How is Anesthesia Used During Transplant Surgery?
General anesthesia is provided for children and teenagers receiving transplant organs, such as the heart, liver, kidney and small bowel.
Anesthesiologists focus on techniques to protect the organ, maintain its nutrients and oxygen, replace fluids and manage blood loss.
Before the Operation
You and your child will meet your anesthesiologist before surgery. You will be asked questions about your child's medical history, allergies, current medications, previous anesthetic experience and current health status. Your child's airway, heart and lungs will be examined carefully. Laboratory tests may include a blood count, kidney function tests, liver function tests, clotting studies and/or cardiac echo.
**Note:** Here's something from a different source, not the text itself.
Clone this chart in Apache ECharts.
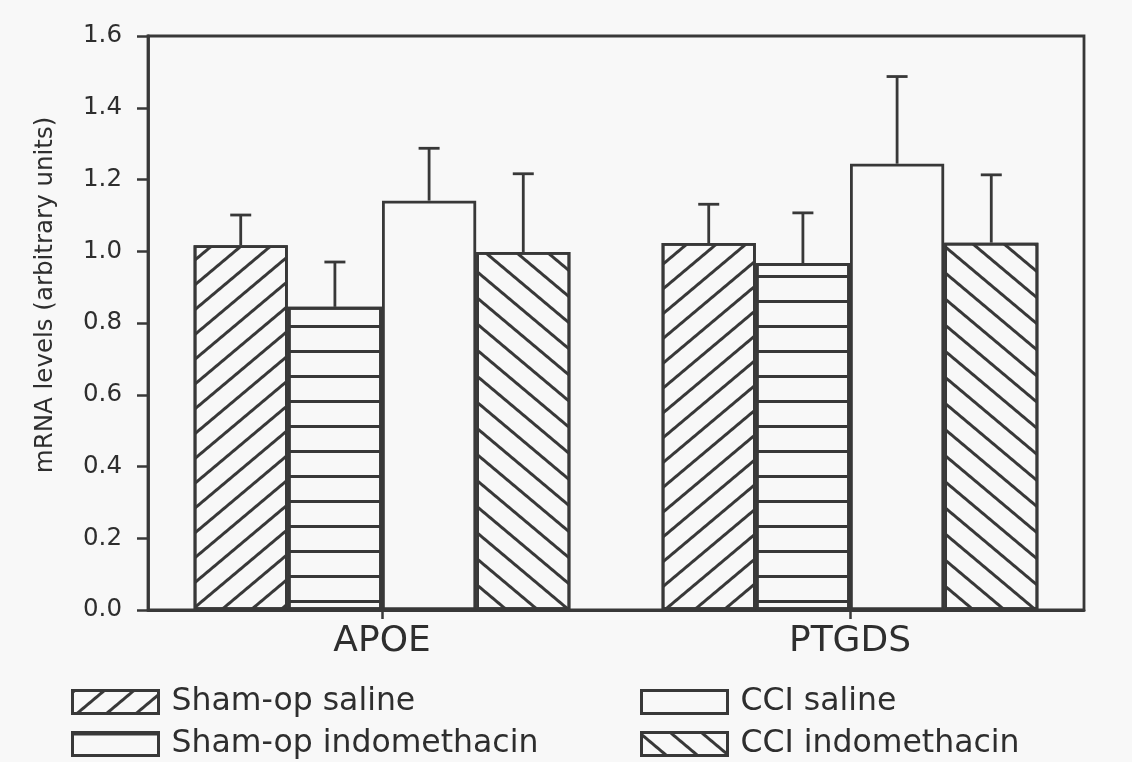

If extremely anxious, your child may be sedated with a medication usually given intravenously (IV). This helps relax the child, makes the separation process from the parents smoother, and often provides amnesia so your child does not remember the experience.
During the Operation
General anesthesia is normally induced with intravenous medications. The airway is secured with a breathing tube, and anesthesia is maintained with a combination of anesthetic gases, muscle relaxants and pain medications. Occasionally medications will be used to improve the blood pressure or the heart function, if your child has a history of heart problems.
Anesthesia professionals will monitor your child closely during surgery. Routine equipment will check on the heart's electrical activity, blood pressure, oxygen levels in the blood, body temperature and breathing (measuring inhaled oxygen and exhaled carbon dioxide concentrations). A special blood pressure monitor (an arterial line) may be used to continuously monitor blood pressure. An arterial line is like a regular IV, but placed in an artery rather than a vein. Similarly, a central line may be used to monitor central venous pressure. Transfusion of blood and blood products to replace surgical blood losses is common.